Work required: Starting at the first line of the data, please print exactly those lines through the one that holds "dry_start, dry_end = 6.5, 11.5", omitting every picture.

Data:
=======
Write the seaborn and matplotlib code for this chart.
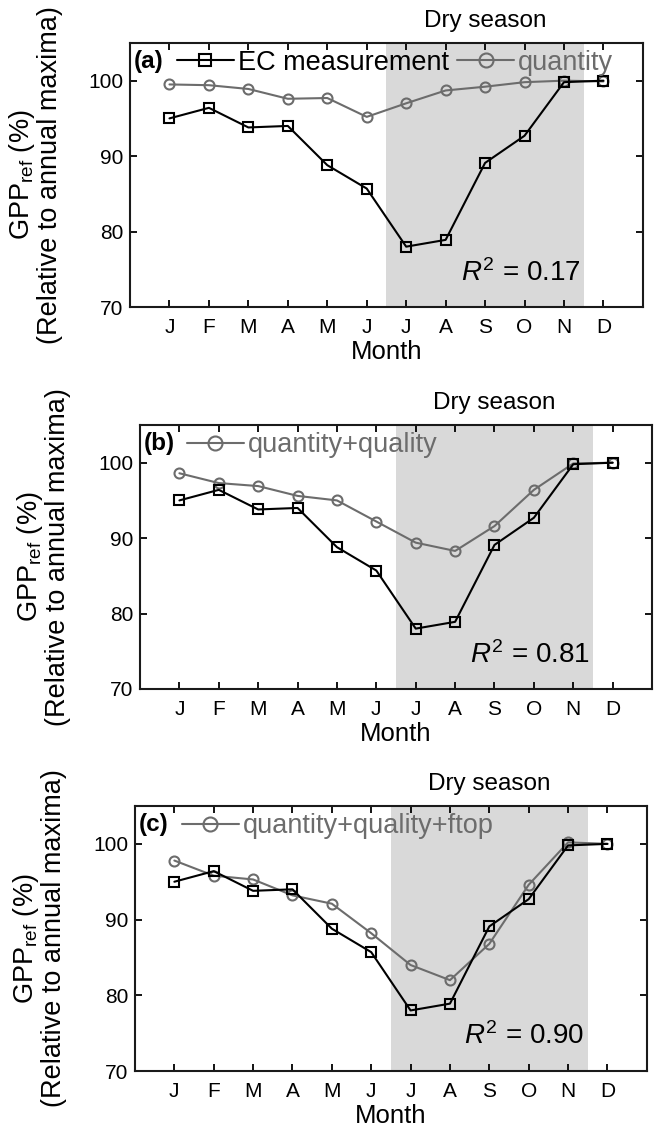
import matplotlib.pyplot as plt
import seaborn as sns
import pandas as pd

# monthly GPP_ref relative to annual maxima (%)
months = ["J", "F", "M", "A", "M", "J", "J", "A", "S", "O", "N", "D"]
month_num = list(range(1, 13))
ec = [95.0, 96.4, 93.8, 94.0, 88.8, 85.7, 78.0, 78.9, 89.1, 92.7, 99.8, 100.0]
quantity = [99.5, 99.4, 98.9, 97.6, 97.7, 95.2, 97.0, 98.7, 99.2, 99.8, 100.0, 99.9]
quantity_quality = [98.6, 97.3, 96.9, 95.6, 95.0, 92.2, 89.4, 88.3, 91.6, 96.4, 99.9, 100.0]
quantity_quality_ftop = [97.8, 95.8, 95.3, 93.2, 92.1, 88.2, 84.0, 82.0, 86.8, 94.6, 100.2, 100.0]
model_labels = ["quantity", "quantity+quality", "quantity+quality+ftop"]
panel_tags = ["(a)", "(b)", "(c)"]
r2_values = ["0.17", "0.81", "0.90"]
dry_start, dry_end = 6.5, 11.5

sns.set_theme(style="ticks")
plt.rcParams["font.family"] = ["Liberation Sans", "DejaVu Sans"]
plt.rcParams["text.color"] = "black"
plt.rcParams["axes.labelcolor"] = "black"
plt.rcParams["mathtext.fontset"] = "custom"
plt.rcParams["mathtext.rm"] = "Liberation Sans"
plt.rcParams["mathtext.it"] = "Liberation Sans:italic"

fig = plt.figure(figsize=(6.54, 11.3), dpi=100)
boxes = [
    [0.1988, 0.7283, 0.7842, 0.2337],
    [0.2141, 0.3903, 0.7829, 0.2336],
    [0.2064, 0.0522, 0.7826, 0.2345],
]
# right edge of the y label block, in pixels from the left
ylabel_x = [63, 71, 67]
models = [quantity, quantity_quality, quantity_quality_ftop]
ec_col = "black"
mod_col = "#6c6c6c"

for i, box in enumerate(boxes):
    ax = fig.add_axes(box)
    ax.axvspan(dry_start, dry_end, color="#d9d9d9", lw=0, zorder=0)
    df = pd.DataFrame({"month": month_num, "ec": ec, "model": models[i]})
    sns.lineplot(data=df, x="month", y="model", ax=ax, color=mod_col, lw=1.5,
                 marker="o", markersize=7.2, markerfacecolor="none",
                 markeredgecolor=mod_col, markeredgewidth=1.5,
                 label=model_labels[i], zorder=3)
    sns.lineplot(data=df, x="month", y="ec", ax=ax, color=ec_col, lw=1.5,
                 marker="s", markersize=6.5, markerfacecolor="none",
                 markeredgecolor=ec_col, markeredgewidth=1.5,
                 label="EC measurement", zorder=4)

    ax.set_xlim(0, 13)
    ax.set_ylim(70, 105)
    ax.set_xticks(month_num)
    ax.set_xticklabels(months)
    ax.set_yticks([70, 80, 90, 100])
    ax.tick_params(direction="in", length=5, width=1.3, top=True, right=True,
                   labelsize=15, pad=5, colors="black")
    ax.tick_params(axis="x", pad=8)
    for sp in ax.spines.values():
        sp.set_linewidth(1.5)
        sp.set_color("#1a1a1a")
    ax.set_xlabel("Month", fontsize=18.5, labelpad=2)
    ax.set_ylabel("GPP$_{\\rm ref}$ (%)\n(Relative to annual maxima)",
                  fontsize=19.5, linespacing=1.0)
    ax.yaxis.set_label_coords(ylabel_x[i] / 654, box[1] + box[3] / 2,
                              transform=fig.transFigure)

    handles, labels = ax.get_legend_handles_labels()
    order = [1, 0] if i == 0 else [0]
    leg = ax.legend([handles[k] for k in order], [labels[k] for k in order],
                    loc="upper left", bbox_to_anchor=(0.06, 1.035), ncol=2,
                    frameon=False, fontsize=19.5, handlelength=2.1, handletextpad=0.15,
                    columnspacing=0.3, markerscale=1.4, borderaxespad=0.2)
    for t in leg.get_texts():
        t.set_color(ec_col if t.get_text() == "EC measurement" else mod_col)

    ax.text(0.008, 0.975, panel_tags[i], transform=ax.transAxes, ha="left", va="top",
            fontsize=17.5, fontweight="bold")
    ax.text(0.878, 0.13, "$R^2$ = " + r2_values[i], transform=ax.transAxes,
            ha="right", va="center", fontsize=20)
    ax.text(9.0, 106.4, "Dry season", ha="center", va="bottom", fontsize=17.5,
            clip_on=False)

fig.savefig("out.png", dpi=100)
=======
Correct result:
Write the seaborn and matplotlib code for this chart.
import matplotlib.pyplot as plt
import seaborn as sns
import pandas as pd

# monthly GPP_ref relative to annual maxima (%)
months = ["J", "F", "M", "A", "M", "J", "J", "A", "S", "O", "N", "D"]
month_num = list(range(1, 13))
ec = [95.0, 96.4, 93.8, 94.0, 88.8, 85.7, 78.0, 78.9, 89.1, 92.7, 99.8, 100.0]
quantity = [99.5, 99.4, 98.9, 97.6, 97.7, 95.2, 97.0, 98.7, 99.2, 99.8, 100.0, 99.9]
quantity_quality = [98.6, 97.3, 96.9, 95.6, 95.0, 92.2, 89.4, 88.3, 91.6, 96.4, 99.9, 100.0]
quantity_quality_ftop = [97.8, 95.8, 95.3, 93.2, 92.1, 88.2, 84.0, 82.0, 86.8, 94.6, 100.2, 100.0]
model_labels = ["quantity", "quantity+quality", "quantity+quality+ftop"]
panel_tags = ["(a)", "(b)", "(c)"]
r2_values = ["0.17", "0.81", "0.90"]
dry_start, dry_end = 6.5, 11.5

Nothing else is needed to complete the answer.